Unlike the terms “cluster” and “group,” compound implies a whole formed by necessary and contributing parts; each part has an essential role in defining the character of the whole. In spite of the defense-related connotations of the term (complexes that are walled or fenced for protection) compound fits into the framework of adaptation and hyperlocal urbanism because it suggests synergies between the elements that form the compound, which is a prerequisite for self-sufficiency and resiliency. Thus, there is a level of self-sufficiency as well as symbiosis implied by the term compound. This implication fits well with the concept of hybrid land use; each building forming the compound accommodates an activity or use that supports and forms the life of the compound and makes it a whole.
The compound is a cross-cultural concept common throughout history in support of self-sufficient lifestyles, from the ranchos of the American Southwest to the palazzos of Italy on the Hutongs of Beijing. It is multi-generational and multi-use, accommodating a diversity of activities. It is the smallest increment of management, security, and self-sufficiency.
Compounds are the basic building blocks of the Adaptation Village Model (proposed by the book Urbanism For A Difficult Future).
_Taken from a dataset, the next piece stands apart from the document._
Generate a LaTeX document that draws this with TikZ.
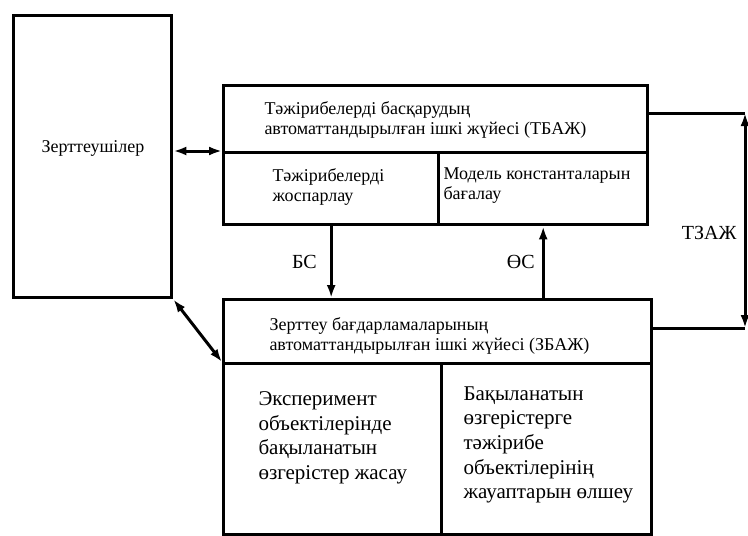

The basic compound lot in the Adaptation Village is approximately one-third of an acre (120 x 120 feet) and is allowed the capacity up to six buildings. It accommodates various building types including some suitable as workplaces. The density and composition of the residences vary, depending on the location and the current needs at any given time. Smaller compound lots may be added to the mix to increase diversity by dividing a basic lot into two (to obtain two lots either with 60 x 120 feet dimensions each, or one 80 x 120 feet lot and one 40 x 120 feet lot). The structures may be occupied by a large or extended family, or a family and caregivers, as well as others who rent (for living, for working, or for both).
A compound is a hybrid in its land uses. In addition to residential use, a compound typically accommodates light manufacturing and production, limited retail, and cottage farming. The compound enables gradual growth and succession. Structures can be added one at a time or remodeled to accommodate new users and uses as needed. It provides financial resilience for the households in two ways: it allows productive activities within the lot and it enables renting. Instead of owning a large house and be responsible for all of it in the first day of purchase, which is the case for a typical suburban property, a household can build a small structure on the compound and add others later. Owning the large suburban house is nothing but a liability and a financial burden; it doesn’t produce any income. Whereas the compound offers an investment that provides growing return in time via the rental spaces offered and the productive activities accommodated on the lot. The mixture of uses and activities requires limits and controls so that they can coexist harmoniously within, and with adjacent compounds. These activities incubate an economy that contributes to the larger scales in which it nests. A dynamic development code is needed to increase synergies. Such a code must evolve as a part of a regulatory culture where the management of local productive activities is merged with code enforcement. The regulatory procedures that guide construction and management need to be based on the principle of subsidiarity.